Dear Kids,
This is Day 7 of being sick, yesterday I found out that I have pneumonia. Usually when I apply all the vitamins and herbs and all the "things" I get over something within 48 hours, but this time around that just wasn't happening. I just kept feeling like someone was sitting on my chest and was so labor some to breathe.
One thing is for sure.... my body was ready for me to rest. And my mind and soul was ready for me to rest.
I'm not great at that. I am a lot like Mimi that way. She never rested either, until she got so sick she couldn't do much anymore. And even then she still got up and did everything she could. I loved her for that example.
I haven't been able to move around and do much, so just sitting has been my action. Sitting by Elijah while he works on things. Sitting by Gabe while he rests on the couch. Going to Talia's room and just sitting there while she gets ready. Sitting on the ground with Joshua while he builds something. Just been sitting.
And it's fascinating to feel how EVERYONE has just .... well.... calmed down. I don't often just SIT by everyone. I really don't. I am always moving and doing something. I am not often just sitting for the sake of being next to someone and just being there.

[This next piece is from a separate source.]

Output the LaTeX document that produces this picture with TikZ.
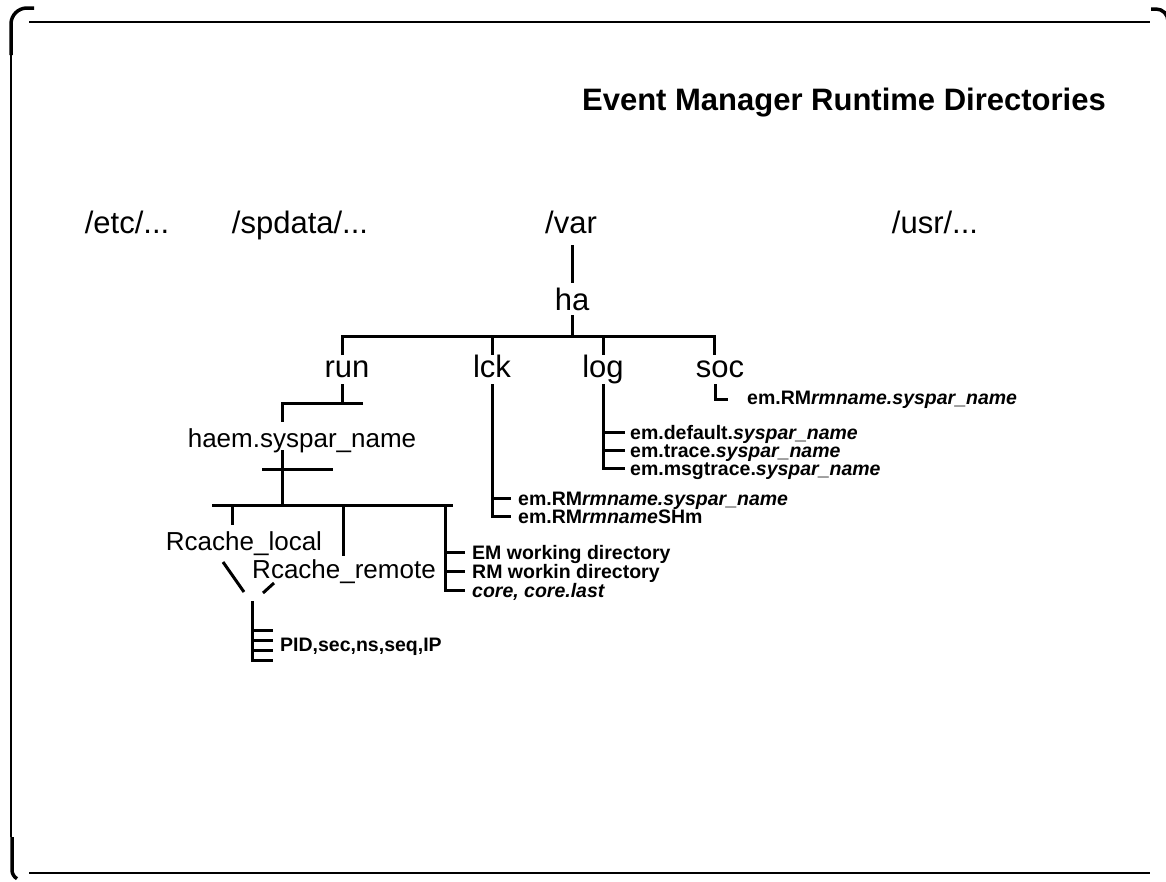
\documentclass[tikz,border=0pt]{standalone}
\usepackage{fontspec}
\setmainfont{Liberation Sans}
\begin{document}
\begin{tikzpicture}[x=1pt,y=-1pt,
  big/.style={font=\fontsize{31}{36}\selectfont, inner sep=0pt, anchor=base},
  mid/.style={font=\fontsize{26}{30}\selectfont, inner sep=0pt, anchor=base},
  leaf/.style={font=\bfseries\fontsize{19.5}{22}\selectfont, inner sep=0pt, anchor=base west},
  heading/.style={font=\bfseries\fontsize{31}{36}\selectfont, inner sep=0pt, anchor=base east},
  tree/.style={line width=3pt},
  frame/.style={line width=2pt},
  corner/.style={line width=3.5pt}]
\useasboundingbox (0,0) rectangle (1166,881);

% frame (y axis points down, so arc angles turn the other way)
\coordinate (tl1) at (29,22);  \coordinate (tr1) at (1150,22);
\coordinate (bl1) at (29,873); \coordinate (br1) at (1150,873);
\draw[frame] (tl1) -- (tr1);
\draw[frame] (bl1) -- (br1);
\coordinate (lt) at (11,55); \coordinate (lb) at (11,837);
\draw[line width=1.5pt] (lt) -- (lb);
\draw[corner] (11,55) -- (11,24) arc[start angle=180, end angle=270, radius=16] -- (34,8);
\draw[corner] (1151,9) -- (1156,9) arc[start angle=270, end angle=360, radius=12];
\draw[corner] (12,837) -- (12,870) arc[start angle=180, end angle=120, radius=10];

% title
\node[heading] (title) at (1106,110) {Event Manager Runtime Directories};

% top level directories
\node[big] (etc) at (127,233) {/etc/...};
\node[big] (spdata) at (300,233) {/spdata/...};
\node[big] (var) at (571,233) {/var};
\node[big] (usr) at (935,233) {/usr/...};

\coordinate (varB) at (572,245); \coordinate (haT) at (572,283);
\draw[tree] (varB) -- (haT);
\node[big] (ha) at (572,310) {ha};

% ha branches
\coordinate (haB) at (572,315); \coordinate (haJ) at (572,336);
\coordinate (runJ) at (342,336); \coordinate (runT) at (342,355);
\coordinate (lckJ) at (492,336); \coordinate (lckT) at (492,355);
\coordinate (logJ) at (603,336); \coordinate (logT) at (603,355);
\coordinate (socJ) at (714,336); \coordinate (socT) at (714,355);
\draw[tree] (haB) -- (haJ);
\draw[tree] (runT) -- (runJ) -- (socJ) -- (socT);
\draw[tree] (lckJ) -- (lckT);
\draw[tree] (logJ) -- (logT);

\node[big] (run) at (347,377) {run};
\node[big] (lck) at (492,377) {lck};
\node[big] (log) at (603,377) {log};
\node[big] (soc) at (720,377) {soc};

% soc
\coordinate (socB) at (715,384); \coordinate (socL) at (715,399); \coordinate (socE) at (728,399);
\draw[tree] (socB) -- (socL) -- (socE);
\node[leaf] (socf) at (747,404) {em.RM\textit{rmname.syspar\_name}};

% log
\coordinate (logB) at (603,384); \coordinate (logL) at (603,468);
\coordinate (log1) at (603,432); \coordinate (log1e) at (625,432);
\coordinate (log2) at (603,450); \coordinate (log2e) at (625,450);
\coordinate (log3e) at (625,468);
\draw[tree] (logB) -- (logL) -- (log3e);
\draw[tree] (log1) -- (log1e);
\draw[tree] (log2) -- (log2e);
\node[leaf] (logf1) at (630,439) {em.default.\textit{syspar\_name}};
\node[leaf] (logf2) at (630,457) {em.trace.\textit{syspar\_name}};
\node[leaf] (logf3) at (630,475) {em.msgtrace.\textit{syspar\_name}};

% lck
\coordinate (lckB) at (492,384); \coordinate (lckL) at (492,516);
\coordinate (lck1) at (492,498); \coordinate (lck1e) at (511,498);
\coordinate (lck2e) at (511,516);
\draw[tree] (lckB) -- (lckL) -- (lck2e);
\draw[tree] (lck1) -- (lck1e);
\node[leaf] (lckf1) at (518,505) {em.RM\textit{rmname.syspar\_name}};
\node[leaf] (lckf2) at (518,523) {em.RM\textit{rmname}SHm};

% run
\coordinate (runB) at (342,384); \coordinate (runK) at (342,403);
\coordinate (runR) at (363,403); \coordinate (haemK) at (282,403);
\coordinate (haemT) at (282,422);
\draw[tree] (runB) -- (runK);
\draw[tree] (runR) -- (haemK) -- (haemT);
\node[mid] (haem) at (302,447) {haem.syspar\_name};

% haem.syspar_name branches
\coordinate (haemB) at (282,450); \coordinate (haemJ) at (282,505);
\coordinate (crossL) at (262,469); \coordinate (crossR) at (333,469);
\draw[tree] (haemB) -- (haemJ);
\draw[tree] (crossL) -- (crossR);
\coordinate (barL) at (212,505); \coordinate (barR) at (453,505);
\draw[tree] (barL) -- (barR);
\coordinate (locJ) at (232,505); \coordinate (locT) at (232,525);
\coordinate (remJ) at (343,505); \coordinate (remT) at (343,556);
\draw[tree] (locJ) -- (locT);
\draw[tree] (remJ) -- (remT);
\node[mid] (rloc) at (244,550) {Rcache\_local};
\node[mid] (rrem) at (344,578) {Rcache\_remote};

% working directories
\coordinate (wdJ) at (445,505); \coordinate (wdL) at (445,590);
\coordinate (wd1) at (445,552); \coordinate (wd1e) at (465,552);
\coordinate (wd2) at (445,571); \coordinate (wd2e) at (465,571);
\coordinate (wd3e) at (465,590);
\draw[tree] (wdJ) -- (wdL) -- (wd3e);
\draw[tree] (wd1) -- (wd1e);
\draw[tree] (wd2) -- (wd2e);
\node[leaf] (wdf1) at (472,559) {EM working directory};
\node[leaf] (wdf2) at (472,578) {RM workin directory};
\node[leaf] (wdf3) at (472,597) {\textit{core, core.last}};

% Rcache contents
\coordinate (dg1a) at (223,562); \coordinate (dg1b) at (244,592);
\coordinate (dg2a) at (274,583); \coordinate (dg2b) at (263,593);
\draw[tree] (dg1a) -- (dg1b);
\draw[tree] (dg2a) -- (dg2b);
\coordinate (pidT) at (252,601); \coordinate (pidL) at (252,660);
\coordinate (pid1) at (252,630); \coordinate (pid1e) at (273,630);
\coordinate (pid2) at (252,640); \coordinate (pid2e) at (273,640);
\coordinate (pid3) at (252,650); \coordinate (pid3e) at (273,650);
\coordinate (pid4e) at (273,660);
\draw[tree] (pidT) -- (pidL) -- (pid4e);
\draw[tree] (pid1) -- (pid1e);
\draw[tree] (pid2) -- (pid2e);
\draw[tree] (pid3) -- (pid3e);
\node[leaf] (pidf) at (280,651) {PID,sec,ns,seq,IP};
\end{tikzpicture}
\end{document}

It's made me realize that I can really do that more often. I need to just sit and BE WITH each of you more often. Especially now when you are all so busy and growing up. Just sitting and being available to just be there... It has a power in and of itself for relationships. I have needed that reminder. BIG TIME. Especially because of feeling the calm that has also happened with it. Probably because we aren't just focused on getting to the next thing. And I'm not focused on getting kids out the door.

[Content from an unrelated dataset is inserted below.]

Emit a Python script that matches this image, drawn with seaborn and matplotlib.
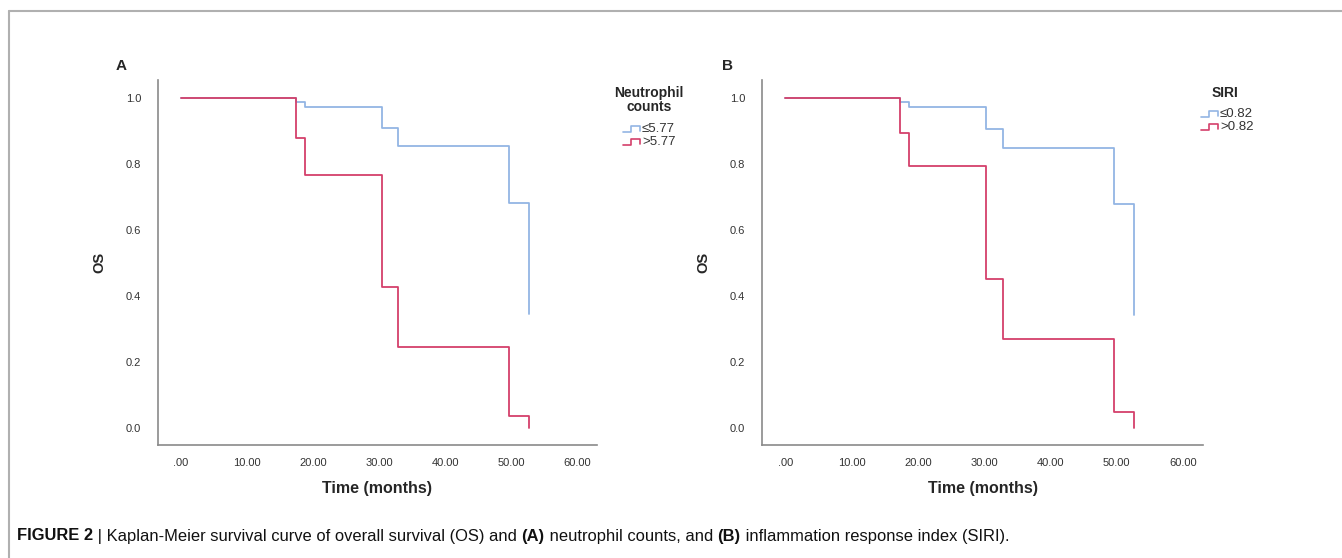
import matplotlib
matplotlib.use("Agg")
import matplotlib.pyplot as plt
from matplotlib.lines import Line2D
import seaborn as sns
import pandas as pd

sns.set_theme(style="white")
plt.rcParams['font.family'] = ['Liberation Sans Narrow', 'Liberation Sans', 'DejaVu Sans']

# ---- data ----
time_a_low = [0.0, 17.4, 18.7, 30.5, 32.9, 49.7, 52.7]
surv_a_low = [1.0, 0.989, 0.974, 0.910, 0.855, 0.683, 0.345]
time_a_high = [0.0, 17.4, 18.7, 30.5, 32.9, 49.7, 52.7]
surv_a_high = [1.0, 0.880, 0.767, 0.426, 0.246, 0.037, 0.0]

time_b_low = [0.0, 17.3, 18.6, 30.3, 32.8, 49.6, 52.6]
surv_b_low = [1.0, 0.988, 0.973, 0.907, 0.850, 0.679, 0.341]
time_b_high = [0.0, 17.3, 18.6, 30.3, 32.8, 49.6, 52.6]
surv_b_high = [1.0, 0.893, 0.793, 0.450, 0.268, 0.049, 0.0]

labels_a = ["\u22645.77", ">5.77"]
labels_b = ["\u22640.82", ">0.82"]
legend_titles = ["Neutrophil\ncounts", "SIRI"]
panel_letters = ["A", "B"]
xticks = [0, 10, 20, 30, 40, 50, 60]
xtick_labels = [".00", "10.00", "20.00", "30.00", "40.00", "50.00", "60.00"]
yticks = [0.0, 0.2, 0.4, 0.6, 0.8, 1.0]
ytick_labels = ["0.0", "0.2", "0.4", "0.6", "0.8", "1.0"]

BLUE = "#93b5e4"
RED = "#d4406b"

W, H = 1342, 558
fig = plt.figure(figsize=(W / 100, H / 100), dpi=100)
fig.patch.set_facecolor("white")

def fx(px):
    return px / W

def fy(py):
    return 1 - py / H

def make_df(t1, s1, l1, t2, s2, l2):
    return pd.DataFrame({
        "time": t1 + t2,
        "surv": s1 + s2,
        "group": [l1] * len(t1) + [l2] * len(t2),
    })

panels = [
    dict(df=make_df(time_a_low, surv_a_low, labels_a[0], time_a_high, surv_a_high, labels_a[1]),
         labels=labels_a, left=158, right=597, title=legend_titles[0], letter=panel_letters[0],
         letter_x=116, leg_title_x=649, leg_title_y=86, icon_x=623, entry_y=[129, 142]),
    dict(df=make_df(time_b_low, surv_b_low, labels_b[0], time_b_high, surv_b_high, labels_b[1]),
         labels=labels_b, left=762, right=1203, title=legend_titles[1], letter=panel_letters[1],
         letter_x=722, leg_title_x=1225, leg_title_y=86, icon_x=1201, entry_y=[114, 127]),
]

top_px, bot_px = 80, 445
for p in panels:
    ax = fig.add_axes([fx(p["left"]), fy(bot_px), fx(p["right"] - p["left"]), (bot_px - top_px) / H])
    sns.lineplot(data=p["df"], x="time", y="surv", hue="group", hue_order=p["labels"],
                 palette=[BLUE, RED], estimator=None, sort=False, drawstyle="steps-post",
                 linewidth=1.3, legend=False, ax=ax)
    ax.set_xlim(-3.5, 63)
    ax.set_ylim(-0.052, 1.055)
    ax.set_xticks(xticks)
    ax.set_xticklabels(xtick_labels, fontsize=8, color="#333333")
    ax.set_yticks(yticks)
    ax.set_yticklabels(ytick_labels, fontsize=8, color="#333333")
    ax.tick_params(axis="both", length=0)
    ax.tick_params(axis="x", pad=9)
    ax.tick_params(axis="y", pad=12)
    for s in ["top", "right"]:
        ax.spines[s].set_visible(False)
    for s in ["left", "bottom"]:
        ax.spines[s].set_color("#8a8a8a")
        ax.spines[s].set_linewidth(1.2)
    ax.set_xlabel("Time (months)", fontsize=11.5, fontweight="bold", labelpad=10)
    ax.set_ylabel("OS", fontsize=10.5, fontweight="bold", labelpad=14)
    ax.grid(False)

    fig.text(fx(p["letter_x"]), fy(66), p["letter"], fontsize=11, fontweight="bold",
             ha="left", va="center", family=["Liberation Sans", "DejaVu Sans"])
    fig.text(fx(p["leg_title_x"]), fy(p["leg_title_y"]), p["title"], fontsize=10,
             fontweight="bold", ha="center", va="top", linespacing=1.0)
    for lab, col, ey in zip(p["labels"], [BLUE, RED], p["entry_y"]):
        x0 = p["icon_x"]
        xs = [x0, x0 + 8, x0 + 8, x0 + 17, x0 + 17]
        ys = [ey + 3, ey + 3, ey - 3, ey - 3, ey + 2]
        fig.add_artist(Line2D([fx(v) for v in xs], [fy(v) for v in ys], color=col, lw=1.2))
        fig.text(fx(x0 + 19), fy(ey), lab, fontsize=9.5, ha="left", va="center", color="#333333")

# frame around the figure (top and left rules)
fig.add_artist(Line2D([fx(9), fx(W)], [fy(11), fy(11)], color="#b0b0b0", lw=1.5))
fig.add_artist(Line2D([fx(9), fx(9)], [fy(11), fy(H)], color="#b0b0b0", lw=1.5))

# caption with mixed bold runs
caption_runs = [
    ("FIGURE 2", True),
    (" | Kaplan-Meier survival curve of overall survival (OS) and ", False),
    ("(A)", True),
    (" neutrophil counts, and ", False),
    ("(B)", True),
    (" inflammation response index (SIRI).", False),
]
renderer = fig.canvas.get_renderer()
xcur = 17
for txt, bold in caption_runs:
    t = fig.text(fx(xcur), fy(536), txt, fontsize=11.9, fontweight="bold" if bold else "normal",
                 ha="left", va="center", color="#111111")
    bb = t.get_window_extent(renderer=renderer)
    xcur += bb.width

fig.savefig("out.png", dpi=100, facecolor="white")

How are we homeschooling and still in a hurry?? I just don't understand. I mean... I do understand. It is what happens as you kids are ready to start branching out with your experiences and friends. And that is right. But I definitely really long for the days of everyone just being home. YOU all used to just come to me. You would come play at my feet with anything I was doing.
I would get ready for the day and you would sit there and play in the same area. I would make something and you would sit there in the kitchen to be part of my "doings". I would be doing housework and you would just follow me.
It seems that the tables have turned. Now I get to come sit next to you when you get ready. Or sit next to you when you are making something. Or sit next to you when you are doing school work or on the couch lounging around, or playing games or whatever it might be. I get to come to you now, instead of expecting that you will come to me.
That is a good reminder for me. It's time for me to just go to you the way you used to come to me. Just so we can be by each other. Just available in the "in between".
I love you kids. So much. I really do. I hope you will never forget that.